Problem to solve: Search the material for the word "this" and report each line where it turns up.

[Code that draws figures]
··········

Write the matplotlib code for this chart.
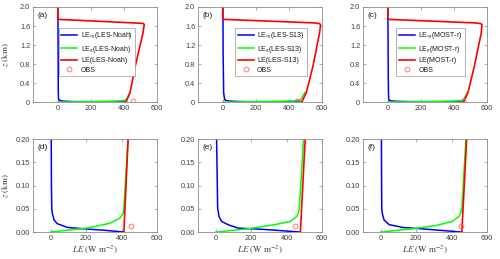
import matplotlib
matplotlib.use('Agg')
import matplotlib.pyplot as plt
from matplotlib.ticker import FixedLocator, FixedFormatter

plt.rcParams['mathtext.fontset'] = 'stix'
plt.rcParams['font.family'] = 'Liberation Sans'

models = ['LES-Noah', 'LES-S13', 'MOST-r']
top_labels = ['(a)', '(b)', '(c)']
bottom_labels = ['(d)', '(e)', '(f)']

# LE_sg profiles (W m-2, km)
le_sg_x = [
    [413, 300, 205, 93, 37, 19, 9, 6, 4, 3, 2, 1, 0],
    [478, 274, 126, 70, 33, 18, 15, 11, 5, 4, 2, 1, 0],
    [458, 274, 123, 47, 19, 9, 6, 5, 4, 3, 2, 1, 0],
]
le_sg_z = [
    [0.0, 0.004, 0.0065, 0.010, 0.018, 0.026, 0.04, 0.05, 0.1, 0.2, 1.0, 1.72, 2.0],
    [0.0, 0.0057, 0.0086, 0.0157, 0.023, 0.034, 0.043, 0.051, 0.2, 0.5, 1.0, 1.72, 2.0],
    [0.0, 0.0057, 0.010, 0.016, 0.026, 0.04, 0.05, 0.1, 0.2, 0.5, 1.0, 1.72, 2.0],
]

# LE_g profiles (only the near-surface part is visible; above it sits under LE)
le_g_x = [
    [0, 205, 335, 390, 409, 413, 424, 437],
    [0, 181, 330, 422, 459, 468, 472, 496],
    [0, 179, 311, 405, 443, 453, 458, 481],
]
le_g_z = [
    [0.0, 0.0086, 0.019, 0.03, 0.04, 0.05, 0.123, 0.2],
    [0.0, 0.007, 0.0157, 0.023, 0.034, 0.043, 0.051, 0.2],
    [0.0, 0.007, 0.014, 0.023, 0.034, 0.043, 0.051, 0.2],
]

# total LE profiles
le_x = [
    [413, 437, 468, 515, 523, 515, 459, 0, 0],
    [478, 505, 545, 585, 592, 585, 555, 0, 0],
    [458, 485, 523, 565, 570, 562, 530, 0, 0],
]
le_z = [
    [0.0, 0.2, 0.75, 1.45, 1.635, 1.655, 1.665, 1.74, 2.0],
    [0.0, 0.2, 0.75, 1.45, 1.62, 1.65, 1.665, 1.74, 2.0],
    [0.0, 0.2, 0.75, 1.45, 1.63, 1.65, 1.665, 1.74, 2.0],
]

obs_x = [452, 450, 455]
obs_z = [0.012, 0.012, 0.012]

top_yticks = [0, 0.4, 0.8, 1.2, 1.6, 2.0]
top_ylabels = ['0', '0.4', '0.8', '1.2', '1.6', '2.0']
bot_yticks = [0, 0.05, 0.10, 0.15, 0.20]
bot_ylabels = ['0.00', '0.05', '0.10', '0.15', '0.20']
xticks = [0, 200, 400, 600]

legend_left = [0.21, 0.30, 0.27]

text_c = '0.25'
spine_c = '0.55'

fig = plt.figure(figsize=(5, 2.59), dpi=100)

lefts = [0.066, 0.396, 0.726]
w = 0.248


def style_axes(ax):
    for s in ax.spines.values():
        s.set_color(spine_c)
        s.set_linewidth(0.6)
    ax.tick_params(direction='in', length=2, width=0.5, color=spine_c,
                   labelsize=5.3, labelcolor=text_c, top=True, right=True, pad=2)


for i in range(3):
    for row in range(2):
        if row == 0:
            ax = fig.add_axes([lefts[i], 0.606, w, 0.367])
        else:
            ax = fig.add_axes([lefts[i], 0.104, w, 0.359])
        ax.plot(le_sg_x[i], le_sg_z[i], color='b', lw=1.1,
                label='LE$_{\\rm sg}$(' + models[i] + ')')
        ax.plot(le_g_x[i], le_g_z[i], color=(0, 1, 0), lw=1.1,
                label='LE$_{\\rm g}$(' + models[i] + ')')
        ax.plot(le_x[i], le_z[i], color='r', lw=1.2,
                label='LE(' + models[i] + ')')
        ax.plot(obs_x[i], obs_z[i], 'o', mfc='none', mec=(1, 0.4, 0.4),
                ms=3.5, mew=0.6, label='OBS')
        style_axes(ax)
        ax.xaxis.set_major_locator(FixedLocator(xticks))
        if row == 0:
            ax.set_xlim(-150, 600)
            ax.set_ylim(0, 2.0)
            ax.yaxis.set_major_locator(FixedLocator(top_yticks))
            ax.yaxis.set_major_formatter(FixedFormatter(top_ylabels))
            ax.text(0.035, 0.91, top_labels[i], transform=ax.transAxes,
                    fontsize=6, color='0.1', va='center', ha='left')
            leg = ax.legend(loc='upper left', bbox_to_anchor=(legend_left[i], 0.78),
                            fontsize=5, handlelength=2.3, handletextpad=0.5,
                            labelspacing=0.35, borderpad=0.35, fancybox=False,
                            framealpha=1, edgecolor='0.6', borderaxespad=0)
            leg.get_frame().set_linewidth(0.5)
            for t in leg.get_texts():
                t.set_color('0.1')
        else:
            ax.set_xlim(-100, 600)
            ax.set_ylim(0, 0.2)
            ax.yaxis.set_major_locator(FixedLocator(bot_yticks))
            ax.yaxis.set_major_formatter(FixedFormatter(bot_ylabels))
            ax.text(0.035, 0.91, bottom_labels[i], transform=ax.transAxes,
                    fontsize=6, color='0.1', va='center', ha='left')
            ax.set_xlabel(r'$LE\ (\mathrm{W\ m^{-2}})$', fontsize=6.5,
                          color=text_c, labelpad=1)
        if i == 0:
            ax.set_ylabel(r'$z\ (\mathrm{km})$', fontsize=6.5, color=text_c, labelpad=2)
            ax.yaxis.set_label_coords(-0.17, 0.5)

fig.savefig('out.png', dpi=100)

··········

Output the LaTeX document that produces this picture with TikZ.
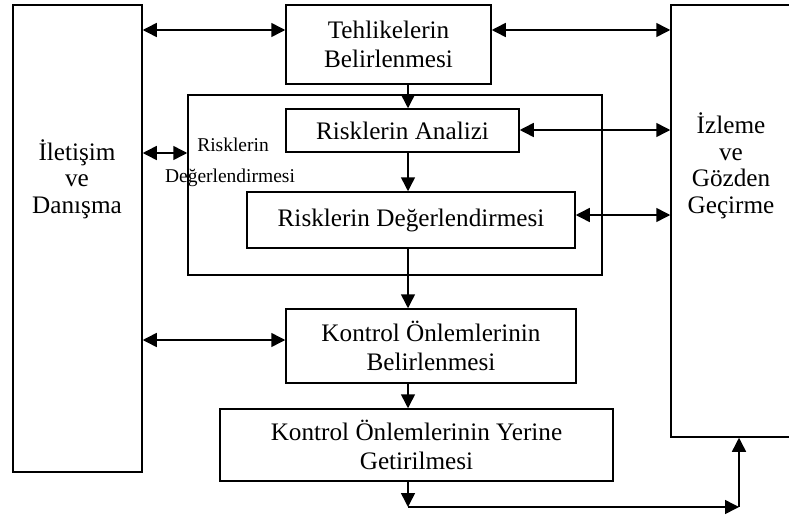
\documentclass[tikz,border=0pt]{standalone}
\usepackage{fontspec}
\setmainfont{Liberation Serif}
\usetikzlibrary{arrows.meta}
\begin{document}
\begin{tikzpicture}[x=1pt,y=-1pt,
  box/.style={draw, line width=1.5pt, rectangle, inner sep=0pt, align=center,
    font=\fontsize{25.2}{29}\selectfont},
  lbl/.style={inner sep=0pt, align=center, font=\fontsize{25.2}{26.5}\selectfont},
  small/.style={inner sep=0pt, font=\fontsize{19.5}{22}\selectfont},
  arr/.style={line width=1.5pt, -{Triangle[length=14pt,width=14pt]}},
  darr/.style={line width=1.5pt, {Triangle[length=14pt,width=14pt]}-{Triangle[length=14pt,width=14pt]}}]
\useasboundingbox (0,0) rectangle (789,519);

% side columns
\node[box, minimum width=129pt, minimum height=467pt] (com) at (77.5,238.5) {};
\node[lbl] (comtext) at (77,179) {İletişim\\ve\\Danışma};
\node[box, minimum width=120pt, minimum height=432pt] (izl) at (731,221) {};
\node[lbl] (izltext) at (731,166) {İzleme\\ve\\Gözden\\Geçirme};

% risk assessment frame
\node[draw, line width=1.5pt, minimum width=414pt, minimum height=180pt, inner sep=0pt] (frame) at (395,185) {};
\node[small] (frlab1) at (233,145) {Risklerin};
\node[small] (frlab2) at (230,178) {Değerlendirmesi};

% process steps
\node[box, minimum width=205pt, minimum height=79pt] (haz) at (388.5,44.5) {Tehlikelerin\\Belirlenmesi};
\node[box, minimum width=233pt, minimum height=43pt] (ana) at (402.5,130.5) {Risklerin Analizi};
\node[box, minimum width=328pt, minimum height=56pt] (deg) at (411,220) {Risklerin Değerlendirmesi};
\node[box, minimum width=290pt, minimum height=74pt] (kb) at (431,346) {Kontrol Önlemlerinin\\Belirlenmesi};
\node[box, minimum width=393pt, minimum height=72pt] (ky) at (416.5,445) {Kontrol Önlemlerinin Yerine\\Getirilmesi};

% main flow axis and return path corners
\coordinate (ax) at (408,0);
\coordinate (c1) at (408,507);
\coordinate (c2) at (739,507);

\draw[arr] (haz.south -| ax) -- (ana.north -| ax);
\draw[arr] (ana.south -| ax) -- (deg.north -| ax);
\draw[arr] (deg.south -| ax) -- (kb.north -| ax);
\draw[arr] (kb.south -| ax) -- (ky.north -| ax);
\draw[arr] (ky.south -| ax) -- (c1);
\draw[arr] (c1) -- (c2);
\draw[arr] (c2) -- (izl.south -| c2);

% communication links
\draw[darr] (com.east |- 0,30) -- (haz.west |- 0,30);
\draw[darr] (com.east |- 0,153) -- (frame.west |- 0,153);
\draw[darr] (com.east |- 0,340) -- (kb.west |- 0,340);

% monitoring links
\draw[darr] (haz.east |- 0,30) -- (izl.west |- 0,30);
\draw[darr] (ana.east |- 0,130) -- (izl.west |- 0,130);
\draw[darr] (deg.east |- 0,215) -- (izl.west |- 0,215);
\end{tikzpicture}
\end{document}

··········

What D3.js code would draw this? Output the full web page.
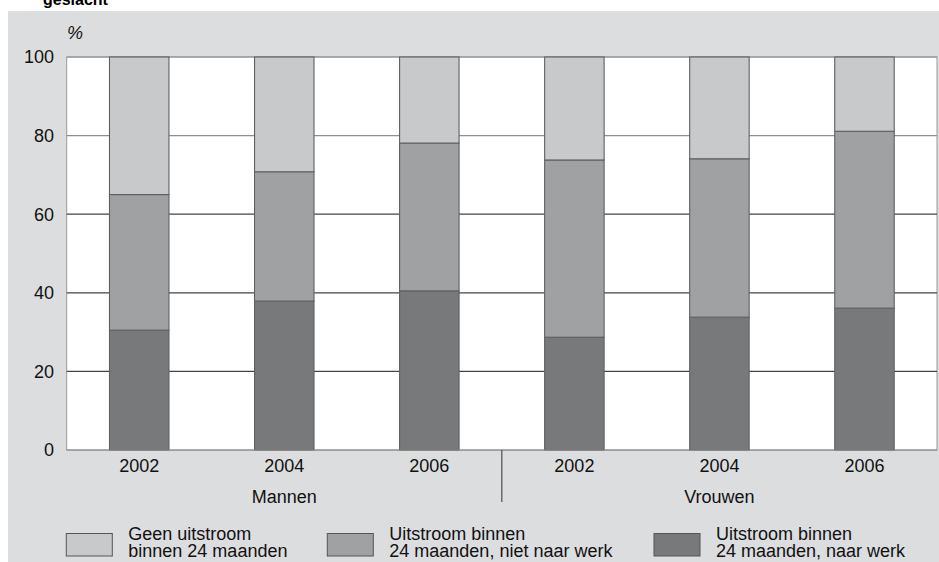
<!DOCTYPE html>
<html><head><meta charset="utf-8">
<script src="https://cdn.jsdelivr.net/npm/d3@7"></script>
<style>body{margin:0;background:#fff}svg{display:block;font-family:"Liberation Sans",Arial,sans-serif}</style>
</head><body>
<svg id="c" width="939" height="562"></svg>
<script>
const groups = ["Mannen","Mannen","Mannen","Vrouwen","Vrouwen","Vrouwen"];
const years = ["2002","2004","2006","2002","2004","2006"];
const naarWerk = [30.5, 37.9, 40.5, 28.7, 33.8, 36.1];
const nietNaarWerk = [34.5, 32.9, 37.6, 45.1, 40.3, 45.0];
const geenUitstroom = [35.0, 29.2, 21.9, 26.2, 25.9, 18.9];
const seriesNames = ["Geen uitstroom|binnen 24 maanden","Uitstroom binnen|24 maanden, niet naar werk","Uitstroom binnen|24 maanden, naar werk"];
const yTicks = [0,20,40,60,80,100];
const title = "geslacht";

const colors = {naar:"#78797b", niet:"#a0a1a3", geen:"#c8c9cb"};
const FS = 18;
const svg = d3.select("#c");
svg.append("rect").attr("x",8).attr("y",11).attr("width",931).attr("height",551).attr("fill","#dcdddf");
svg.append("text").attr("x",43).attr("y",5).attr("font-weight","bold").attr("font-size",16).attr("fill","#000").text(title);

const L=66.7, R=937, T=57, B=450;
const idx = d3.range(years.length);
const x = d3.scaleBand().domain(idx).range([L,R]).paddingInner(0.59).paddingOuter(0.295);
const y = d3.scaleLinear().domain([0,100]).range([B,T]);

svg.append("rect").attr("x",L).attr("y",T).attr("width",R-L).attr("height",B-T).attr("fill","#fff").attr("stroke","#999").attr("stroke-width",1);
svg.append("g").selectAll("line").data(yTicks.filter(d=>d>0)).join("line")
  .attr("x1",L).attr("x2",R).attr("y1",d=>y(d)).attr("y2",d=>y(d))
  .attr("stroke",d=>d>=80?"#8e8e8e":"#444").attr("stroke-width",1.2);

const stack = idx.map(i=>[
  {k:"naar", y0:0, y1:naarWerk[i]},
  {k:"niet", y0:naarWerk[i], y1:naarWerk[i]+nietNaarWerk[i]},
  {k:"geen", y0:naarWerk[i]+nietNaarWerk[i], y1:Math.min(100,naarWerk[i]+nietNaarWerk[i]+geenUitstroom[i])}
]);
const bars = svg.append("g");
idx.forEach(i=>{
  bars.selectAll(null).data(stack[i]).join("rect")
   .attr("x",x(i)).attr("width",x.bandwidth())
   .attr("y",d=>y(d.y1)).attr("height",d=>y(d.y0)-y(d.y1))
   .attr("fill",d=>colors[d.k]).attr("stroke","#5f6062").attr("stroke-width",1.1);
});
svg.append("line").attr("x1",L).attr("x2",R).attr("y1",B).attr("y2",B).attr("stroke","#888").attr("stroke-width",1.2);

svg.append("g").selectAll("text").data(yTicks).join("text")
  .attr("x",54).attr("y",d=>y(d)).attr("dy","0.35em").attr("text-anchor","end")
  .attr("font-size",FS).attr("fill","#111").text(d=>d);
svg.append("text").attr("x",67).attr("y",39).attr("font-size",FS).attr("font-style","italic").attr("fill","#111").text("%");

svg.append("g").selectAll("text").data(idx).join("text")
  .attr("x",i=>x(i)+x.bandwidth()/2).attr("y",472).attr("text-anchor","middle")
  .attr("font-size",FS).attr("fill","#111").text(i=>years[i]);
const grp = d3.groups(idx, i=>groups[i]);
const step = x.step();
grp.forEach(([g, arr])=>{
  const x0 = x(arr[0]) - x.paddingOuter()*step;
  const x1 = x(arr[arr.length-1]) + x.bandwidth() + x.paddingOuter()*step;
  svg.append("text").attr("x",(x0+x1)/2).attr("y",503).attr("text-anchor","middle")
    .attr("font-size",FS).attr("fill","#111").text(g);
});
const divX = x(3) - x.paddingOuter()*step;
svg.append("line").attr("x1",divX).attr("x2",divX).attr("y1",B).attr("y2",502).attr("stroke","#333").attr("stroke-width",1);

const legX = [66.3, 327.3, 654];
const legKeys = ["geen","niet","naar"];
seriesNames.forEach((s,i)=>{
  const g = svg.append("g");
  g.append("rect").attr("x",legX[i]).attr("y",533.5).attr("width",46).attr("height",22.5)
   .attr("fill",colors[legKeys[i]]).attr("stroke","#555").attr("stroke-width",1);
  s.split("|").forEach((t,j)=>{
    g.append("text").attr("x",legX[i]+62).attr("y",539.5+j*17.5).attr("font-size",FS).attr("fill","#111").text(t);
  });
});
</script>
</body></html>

··········

Task solution:
Write the matplotlib code for this chart.
Output the LaTeX document that produces this picture with TikZ.
What D3.js code would draw this? Output the full web page.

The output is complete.